Armando, claro, le dedicó un libro entero, en el que inmortalizó sus teorías sobre la Cueva de la Luna. «Se lo editó él mismo. Y llegó a vender diez mil ejemplares. Que no es poco, eh. A mil pelas el libro eran diez millones», ríe César. Y después: «Mira, el prólogo es Jiménez del Oso».

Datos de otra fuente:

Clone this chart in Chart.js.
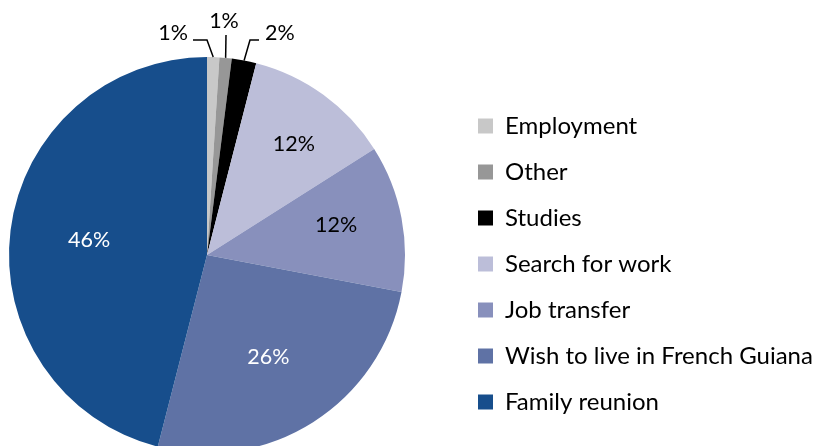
<!DOCTYPE html>
<html>
<head>
<meta charset="utf-8">
<script src="https://cdn.jsdelivr.net/npm/chart.js@4.4.1/dist/chart.umd.min.js"></script>
<style>
  html, body { margin: 0; padding: 0; background: #fff; overflow: hidden; }
  body { width: 818px; height: 446px; position: relative; }
  #wrap { position: absolute; left: -42px; top: 0; width: 870px; height: 453px; }
</style>
</head>
<body>
<div id="wrap"><canvas id="pie-chart" width="870" height="453"></canvas></div>
<script>
const reasons = ["Employment", "Other", "Studies", "Search for work", "Job transfer", "Wish to live in French Guiana", "Family reunion"]
const shares = [1, 1, 2, 12, 12, 26, 46]
const sliceColors = ["#C8C8C8", "#979797", "#000000", "#BCBED9", "#8890BC", "#5F72A5", "#174E8C"]

// inside labels: radius fraction + small angle nudge (deg), text colour
const insideLabels = {
  3: { f: 0.71, nudge: 2.2, color: "#000" },
  4: { f: 0.67, nudge: -2.3, color: "#000" },
  5: { f: 0.60, nudge: 1.3, color: "#fff" },
  6: { f: 0.60, nudge: 0, color: "#fff" }
}
// outside labels with leader lines (offsets from pie centre)
const callouts = {
  0: { line: [[0, -215], [-14, -215]], text: [-19, -222], align: "right" },
  1: { line: [[19, -220]], text: [17, -234], align: "center" },
  2: { line: [[43, -215], [52, -215]], text: [58, -222], align: "left" }
}

Chart.defaults.font.family = "Lato, 'Open Sans', sans-serif"
Chart.defaults.color = "#000"

const pieLabels = {
  id: "pieLabels",
  afterDatasetsDraw(chart) {
    const ctx = chart.ctx
    const meta = chart.getDatasetMeta(0)
    const total = shares.reduce((a, b) => a + b, 0)
    ctx.save()
    ctx.font = "21.5px Lato, 'Open Sans', sans-serif"
    ctx.textBaseline = "middle"
    meta.data.forEach((arc, i) => {
      const txt = Math.round(shares[i] / total * 100) + "%"
      const mid = (arc.startAngle + arc.endAngle) / 2
      const r = arc.outerRadius
      if (insideLabels[i]) {
        const s = insideLabels[i]
        const a = mid + s.nudge * Math.PI / 180
        ctx.fillStyle = s.color
        ctx.textAlign = "center"
        ctx.fillText(txt, arc.x + Math.cos(a) * r * s.f, arc.y + Math.sin(a) * r * s.f)
      } else if (callouts[i]) {
        const c = callouts[i]
        ctx.strokeStyle = "#000"
        ctx.lineWidth = 1.5
        ctx.beginPath()
        ctx.moveTo(arc.x + Math.cos(mid) * r, arc.y + Math.sin(mid) * r)
        c.line.forEach(p => ctx.lineTo(arc.x + p[0], arc.y + p[1]))
        ctx.stroke()
        ctx.fillStyle = "#000"
        ctx.textAlign = c.align
        ctx.fillText(txt, arc.x + c.text[0], arc.y + c.text[1])
      }
    })
    ctx.restore()
  }
}

// keep the legend at a fixed width so the pie lands where it should
const legendWidth = {
  id: "legendWidth",
  afterInit(chart) {
    const lg = chart.legend
    const fit = lg.fit
    lg.fit = function () {
      fit.call(this)
      this.width = 372
    }
  }
}

new Chart(document.getElementById("pie-chart"), {
  type: "pie",
  data: {
    labels: reasons,
    datasets: [{
      data: shares,
      backgroundColor: sliceColors,
      borderWidth: 0
    }]
  },
  options: {
    responsive: false,
    animation: false,
    devicePixelRatio: 1,
    layout: { padding: { left: 0, top: 57, right: 0, bottom: 0 } },
    plugins: {
      tooltip: { enabled: false },
      legend: {
        position: "right",
        align: "center",
        title: { display: true, text: "", font: { size: 10 }, padding: 3 },
        labels: {
          boxWidth: 15,
          boxHeight: 15,
          padding: 22,
          color: "#000",
          font: { size: 24 }
        }
      }
    }
  },
  plugins: [pieLabels, legendWidth]
})
</script>
</body>
</html>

Abajo lo primero que se siente es el frío, que hoy es fresco (frío buscado, querido). Al entrar, las mujeres deben llamar dos veces a la puerta («es la tradición»). Está todo lleno de símbolos templarios: escudos, armaduras, oraciones, cruces. «Esa cruz es postiza. La única cruz real que había estaba hecha al fondo de la galería. Todo lo demás lo han dejado aquí los templarios, que vienen aquí a hacer sus ritos iniciáticos».
—¿Todavía vienen?
—Sí, sí. Vienen los templarios, los masones… Aquí viene todo el mundo. Pero no sé lo que hacen aquí. Lo único que les pido es que antes de bajar tienen que comer en el restaurante [y sonríe].

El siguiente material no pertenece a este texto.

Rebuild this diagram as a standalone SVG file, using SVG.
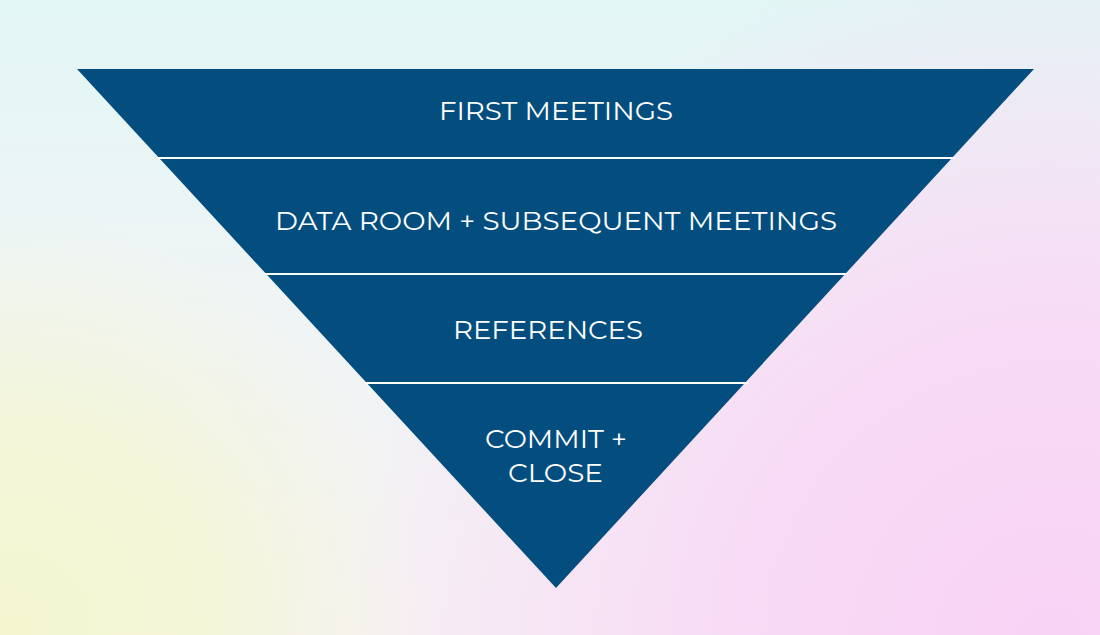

Lo de la hostelería, cuenta César, empezó en 1984. «No encontraba trabajo y decidimos poner un bar aquí: él vendía su librito y nosotros nuestras patatas pobres (...) Esto cogió mucho predicamento dentro del misterio. Y yo encantado porque así ponía más cañas. Por aquí deben de haber pasado más de medio millón de personas. Se podía haber hecho no una secta, sino cinco. Todos decían que abajo sentían distintas energías», recuerda. Luego el fenómeno se fue desinflando. «En 2002 se murió mi padre. Luego hubo un accidente en la cueva: se rompió una tubería de agua y se perdieron ochenta metros de galería. Y esto se convirtió en un restaurante y cerré la cueva al público general. Ya solo se la enseño a la gente que viene a comer y siente curiosidad».
Leyenda urbana
Ya bajo la cúpula, César le ofrece al visitante la posibilidad de mejorar su existencia. Para eso solo tiene que situarse en el centro y coger una piedra mágica en cada mano («las pinta mi madre, a sus noventa años») y pedir un deseo.
—¿Usted cree en esto?
«Aquí la gente me trae flores porque se le cumplen sus deseos. Eso para mí es una evidencia», afirma César, su hijo
—¿En la cueva? Una cosa es creer y otra cosa es saber. Tú puedes creer que existe o no. Pero si tú grabas una psicofonía no se trata de que te lo creas o no: tú le das al play y te sale una voz entrecortada o un sonido gutural que te dice algo. Ahora, ¿interpretaciones a ese fenómeno? ¿Son voces de muertos, es la energía que ni se crea ni se destruye, son errores de la grabación? Yo tengo una evidencia. Aquí la gente me trae flores constantemente porque se le cumplen sus deseos. La gente se enamora de la cueva. La gente es feliz con la cueva. Y eso para mí es una evidencia.
—¿No se ha planteado nunca hacer nada aquí abajo?
—No.
—...
—No, porque yo desde pequeñito me quería marchar de aquí como fuera. De hecho le tenía mucho miedo a la cueva. Si me quedé fue porque en mi casa hacía falta dinero y mi padre estaba súper ilusionado con su cueva [deja un silencio]. Yo estudié para marcharme: empecé enfermería, luego no me gustaba; empecé con la fontanería y tampoco… No me he podido ir de aquí. Es más, me he hecho la casa arriba [ríe]. Fíjate lo que es la vida.
—¿Está satisfecho?
—A mí me hace muy feliz cuando la gente viene con las flores, como si le hubiera concedido el deseo. Esto es la cueva: una leyenda urbana que ha crecido y crecido y crecido. Si tú le dices a tu hijo: «Yo no podía tener bebés, pero tu madre y yo fuimos a la Cueva de la Luna y pedimos el deseo y aquí estás... Y tu hermano también». Para ese niño la cueva va a estar ahí toda la vida. Es lo que pasa. Aunque yo desaparezca, aunque el restaurante desaparezca, la leyenda seguirá ahí.